Search the data for the word "chart". Reproduce every line where it is found.
□ □ □ □ □ □ □
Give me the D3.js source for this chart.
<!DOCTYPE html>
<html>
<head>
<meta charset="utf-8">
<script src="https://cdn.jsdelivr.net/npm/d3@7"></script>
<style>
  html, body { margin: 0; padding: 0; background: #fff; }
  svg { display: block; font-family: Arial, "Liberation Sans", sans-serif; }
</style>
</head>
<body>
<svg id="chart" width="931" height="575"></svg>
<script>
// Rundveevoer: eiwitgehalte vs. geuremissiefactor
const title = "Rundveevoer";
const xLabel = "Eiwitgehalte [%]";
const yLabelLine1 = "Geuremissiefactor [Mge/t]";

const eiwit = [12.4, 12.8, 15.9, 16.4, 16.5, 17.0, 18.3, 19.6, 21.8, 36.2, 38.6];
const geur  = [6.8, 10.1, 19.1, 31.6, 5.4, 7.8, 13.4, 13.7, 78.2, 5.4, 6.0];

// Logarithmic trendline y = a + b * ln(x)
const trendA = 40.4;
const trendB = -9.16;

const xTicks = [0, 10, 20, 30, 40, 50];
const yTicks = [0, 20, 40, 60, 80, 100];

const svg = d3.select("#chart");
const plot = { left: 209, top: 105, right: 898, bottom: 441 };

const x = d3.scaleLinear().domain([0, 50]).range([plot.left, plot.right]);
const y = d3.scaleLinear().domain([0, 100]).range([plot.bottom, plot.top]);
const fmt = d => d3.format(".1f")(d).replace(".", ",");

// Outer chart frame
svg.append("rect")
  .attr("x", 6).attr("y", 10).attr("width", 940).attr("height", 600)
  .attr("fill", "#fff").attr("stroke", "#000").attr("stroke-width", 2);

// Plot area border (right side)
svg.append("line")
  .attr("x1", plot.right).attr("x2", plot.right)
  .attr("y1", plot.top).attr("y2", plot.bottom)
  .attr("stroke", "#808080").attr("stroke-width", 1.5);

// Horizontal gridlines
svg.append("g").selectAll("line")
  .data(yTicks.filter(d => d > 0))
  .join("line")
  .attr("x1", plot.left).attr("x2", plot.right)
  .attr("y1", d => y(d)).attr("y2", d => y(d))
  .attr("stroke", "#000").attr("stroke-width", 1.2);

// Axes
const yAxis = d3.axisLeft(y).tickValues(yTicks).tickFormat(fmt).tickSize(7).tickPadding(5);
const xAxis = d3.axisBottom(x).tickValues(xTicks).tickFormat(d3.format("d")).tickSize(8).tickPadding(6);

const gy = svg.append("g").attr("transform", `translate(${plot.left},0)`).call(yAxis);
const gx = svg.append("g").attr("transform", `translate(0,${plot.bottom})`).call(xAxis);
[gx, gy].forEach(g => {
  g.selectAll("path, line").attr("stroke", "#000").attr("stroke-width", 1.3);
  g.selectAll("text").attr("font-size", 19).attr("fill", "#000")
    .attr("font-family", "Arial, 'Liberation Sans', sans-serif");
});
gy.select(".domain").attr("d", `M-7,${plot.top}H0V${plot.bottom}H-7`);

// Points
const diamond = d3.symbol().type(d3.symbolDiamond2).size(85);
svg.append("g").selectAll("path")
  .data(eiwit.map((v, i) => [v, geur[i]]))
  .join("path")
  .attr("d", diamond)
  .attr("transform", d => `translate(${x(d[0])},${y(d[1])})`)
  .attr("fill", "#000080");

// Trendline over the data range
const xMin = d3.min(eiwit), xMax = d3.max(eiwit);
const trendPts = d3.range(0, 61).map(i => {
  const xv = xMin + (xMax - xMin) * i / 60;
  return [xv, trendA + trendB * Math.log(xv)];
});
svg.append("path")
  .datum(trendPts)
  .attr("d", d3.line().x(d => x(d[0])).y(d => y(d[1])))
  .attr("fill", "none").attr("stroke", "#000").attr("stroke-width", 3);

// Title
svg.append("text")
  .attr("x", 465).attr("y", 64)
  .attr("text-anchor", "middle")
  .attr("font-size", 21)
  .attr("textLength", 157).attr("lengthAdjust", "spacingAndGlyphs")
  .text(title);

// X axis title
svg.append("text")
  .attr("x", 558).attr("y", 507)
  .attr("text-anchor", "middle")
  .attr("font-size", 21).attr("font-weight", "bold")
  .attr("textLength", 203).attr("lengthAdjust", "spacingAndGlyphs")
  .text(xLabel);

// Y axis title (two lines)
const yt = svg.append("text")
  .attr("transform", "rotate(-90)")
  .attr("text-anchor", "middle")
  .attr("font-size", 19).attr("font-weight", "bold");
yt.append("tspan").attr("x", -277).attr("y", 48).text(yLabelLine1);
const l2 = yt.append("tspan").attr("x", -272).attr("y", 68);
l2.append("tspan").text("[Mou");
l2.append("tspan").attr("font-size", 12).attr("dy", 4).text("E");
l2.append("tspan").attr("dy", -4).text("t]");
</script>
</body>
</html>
□ □ □ □ □ □ □
> _SOLVED PROBLEM_
Give me the D3.js source for this chart.
<svg id="chart" width="931" height="575"></svg>
const svg = d3.select("#chart");
// Outer chart frame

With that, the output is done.